You know things are getting interesting when your web browser recognizes the fact that you are looking for a job so much that it suggests career websites for you. Or the fact that your favorites tab now has job listings on it.
In the back of my head I keep thinking, I have a job, wtf am I doing spending my vacation looking for one? But I guess when your bank account has less than what they take out of taxes per paycheck and you have a family to take care of, then you realize that you don't make as much as you thought.
Things have been going downhill for weeks, and it seems like there is no end to the madness. Everyday it seems I worry about something different, what bill do we have to pay today? I get up every morning hoping someone will call my damn phone for at least an interview and yet nothing happens. As the money disappears slowly, so does your sanity.

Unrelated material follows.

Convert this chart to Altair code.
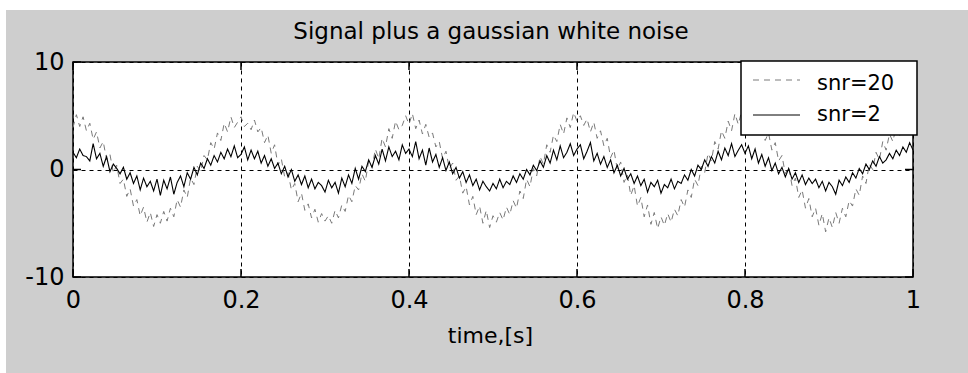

I think about all the people who come to my job who keep telling me how broke they are, then you pull up their accounts and they have twice or three times as much as you do. I remember when I used to think the same way. Unfortunately, its a little different when you really are fucked. The funny thing is I've been in this situation before, many times in my life. Yet those times were with myself, I could careless if I had to eat ramen noodles everyday to save money. After a while I might starve to death but at least it would be just me. But I can't stand to tell my wife I can't buy her a 20 or 30 dollar cell phone, I can't stand to think about how many times a month Joshua eats and dreading seeing the bottom of his formula can because in the back of my mind I know its going to cost another arm and a leg.
To tell the truth, I'm just tired, exhausted from thinking about all the possibilities of getting out of this situation and none of those ideas have worked.
To top it all off, Zulen can't go to school this year or next because they denied her financial aid because of a situation that happened last year. They want us to pay for a full semester before they consider giving her financial aid. Well that would be great if we could afford it in the first place.
Life is funny sometimes, you can go from point A to point B in a matter of minutes. Sometimes you want to blame yourself for being in these situations. I just feel like something has got to give, I can't imagine not being able to make the rent, I love this apartment, I feel like this apartment gives us a sense of accomplishment that would shatter our confidence if we ever had to give it up.
I guess the only thing left to do is keep trying, keep praying that nothing else will happen that will further strain us.